A Wake-Up Wind Blowing strong in Japan

It’s a shame, really, that Japan, handcuffed by that notorious Article 9 of the Constitution, habitually remains mute, indifferent, if not aloof, to all political developments in foreign lands, and when she ever takes action she traditionally hands out financial aids in one form or another. Slumbering under the the US’ nuke-umbrella for God knows how long, Japan has long forgotten how to act on her own.

The situation in Ukraine developing as it does, a wind blowing strong timely across the country in the eve of the Upper-house elections in July – a wind called “Sanseito”, or a Do-It-Yourself political movement, urging the otherwise least political Japanese to wake up to the reality and realize what their country can and should do to register the nation’s sense of honor. The movement is pointing straight to the a chain of shortcomings Japan’s past regimes have knowingly committed and, quite logically, to an urgent need for national awakening. 

The upsurge of Sanseito responds direct to the demand of the time when Japan’s economy is in an abyss and its industrial might totally bygone. Sanseito raises issues that the existing political groups should have tackled long ago but failed to do do thus far. 

The coming of Sanseito is in a way pain on the back primarily of the ruling conservative party Jiminto, Liberal Democratic Party = LDP, as Sohei Kamiya, the initiator of Sanseito, once a Jiminto candidate in some local election, is now poking at Jiminto’s Achilles’ tendon on sensitive issues. 

Kamiya sees a parallel of Ukraine in Japan with Taiwan in her vicinity. He knows fully well what Jiminto stands for and how it has drifted away from its fundamental position on some basic party pledges made back in the day Japan regained sovereignty in 1951. He argues that Jiminto has drifted too far to the left to virtually loose identity as conservative party. The voters have, laments Kamiya, lost the last decent conservative party to vote for.

He stresses the good old Japanese with the mind of Yamato Damashii, the spirit of Yamato (Japan), are in desperate need of one honest Conservative party to replace Jiminto, stressing aloud: 

“That’s what prompted me to initiate Sanseito”.

Behind Kamiya are several, equally influential orators who are all self-employed and in no need of assembly seats to sustain their livelihood. Among them is Toshiaki Yoshino who runs his dental clinic along with facilities to practice Chinese medicine and claims to pursue research to fight cancer; also another is Manabu Matsuda, a former the Financial Ministry official, who had run and won a seat (LDP) in the House of Representatives. Intent on reorienting Japan’s real conservatism, Matsuda alternately switched over to several new conservative groups to challenge the House in vain and lately joined Sanseito as a financial counselor/candidate initiating his own policy called Matsuda Plan.

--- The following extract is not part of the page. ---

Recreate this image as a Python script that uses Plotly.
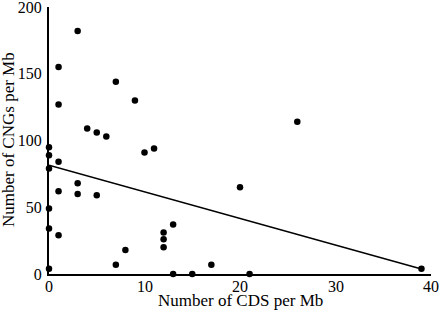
import plotly.graph_objects as go

cds_per_mb = [3, 1, 1, 7, 9, 4, 5, 6, 0, 0, 10, 11, 26, 1, 0, 1, 3, 3, 5, 0,
              0, 1, 8, 7, 0, 20, 13, 12, 12, 12, 17, 13, 15, 21, 39]
cngs_per_mb = [182, 155, 127, 144, 130, 109, 106, 103, 95, 89, 91, 94, 114, 84, 79, 62, 68, 60, 59, 49,
               34, 29, 18, 7, 4, 65, 37, 31, 26, 20, 7, 0, 0, 0, 4]
trend_x = [0, 39]
trend_y = [81.5, 3.7]
x_ticks = [0, 10, 20, 30, 40]
y_ticks = [0, 50, 100, 150, 200]
x_title = "Number of CDS per Mb"
y_title = "Number of CNGs per Mb"

font = "Liberation Serif, Times New Roman, serif"

fig = go.Figure()
fig.add_trace(go.Scatter(x=trend_x, y=trend_y, mode="lines",
                         line=dict(color="black", width=1.5), cliponaxis=False,
                         showlegend=False, hoverinfo="skip"))
fig.add_trace(go.Scatter(x=cds_per_mb, y=cngs_per_mb, mode="markers",
                         marker=dict(color="black", size=6.5), cliponaxis=False,
                         showlegend=False))

annotations = [
    dict(text=str(v), x=v, xref="x", y=0, yref="paper", yshift=-12,
         xanchor="center", yanchor="middle", showarrow=False, font=dict(size=16))
    for v in x_ticks
]
annotations += [
    dict(text=x_title, xref="paper", yref="paper", x=(240 - 49) / 382, y=-26 / 267,
         xanchor="center", yanchor="middle", showarrow=False, font=dict(size=17)),
    dict(text=y_title, xref="paper", yref="paper", x=-41 / 382, y=(274 - 140) / 267,
         xanchor="center", yanchor="middle", showarrow=False, textangle=-90,
         font=dict(size=17)),
]

fig.update_layout(
    width=440, height=311,
    margin=dict(l=49, r=9, t=7, b=37, autoexpand=False),
    paper_bgcolor="white", plot_bgcolor="white",
    font=dict(family=font, size=16, color="black"),
    xaxis=dict(range=[0, 40], tickvals=x_ticks, showgrid=False, zeroline=False,
               showline=True, linecolor="black", linewidth=2, ticks="",
               showticklabels=False, automargin=False),
    yaxis=dict(range=[0, 200], tickvals=y_ticks, showgrid=False, zeroline=False,
               showline=True, linecolor="black", linewidth=2, ticks="",
               tickfont=dict(size=16), ticklabelstandoff=2, automargin=False,
               ticklabeloverflow="allow"),
    annotations=annotations,
)

fig.write_html("out.html", post_script="document.body.style.margin='0';",
               config={"displayModeBar": False})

Kamiya, Matsuda, Yoshino, akao, Takeda

There are a few other senior councillor/candidates running for the party this coming Upper House elections.

Sanseito claims Japan is fast losing her potentially healthy economic might as if to serve the rest of the world. Japan has failed, they insist, to enjoy any part of its economic gains over the part three decades or so. Kamiya quotes data to show Japan’s college graduates earn a half of what their US counterparts and one-third of Swiss equivalents. 

Facing three nuclear-armed adversaries in her neighborhood, Japan must, Sanseito insists, build her own defense capabilities apart from and in addition to her benefits from the Japan-US Security Pact.

It is no easy deal to initiate a novice movement, much less a political party, in Japan where politics is heavily biased by China-based industries. Further, Japan has a constitution, notably the Article 9, that checks her security needs and binds her freedom to firmly secure her wellbeing. 

Amid the turmoil in Ukraine, Japan ought to reawaken to the reality and confirm national security, and in that sense the emergence of Sanseito and the movement it’s cultivating in the minds of the Japanese public, particularly among the so-called non-political stratum that accounts for over 50% of voters, are long-awaited call for decent political innovation in Japanese society.

All the political parties are crudely wordless at this point over the emergence of Sanseito – mostly likely because there’s no way of predicting how wind they are blowing winds up in July.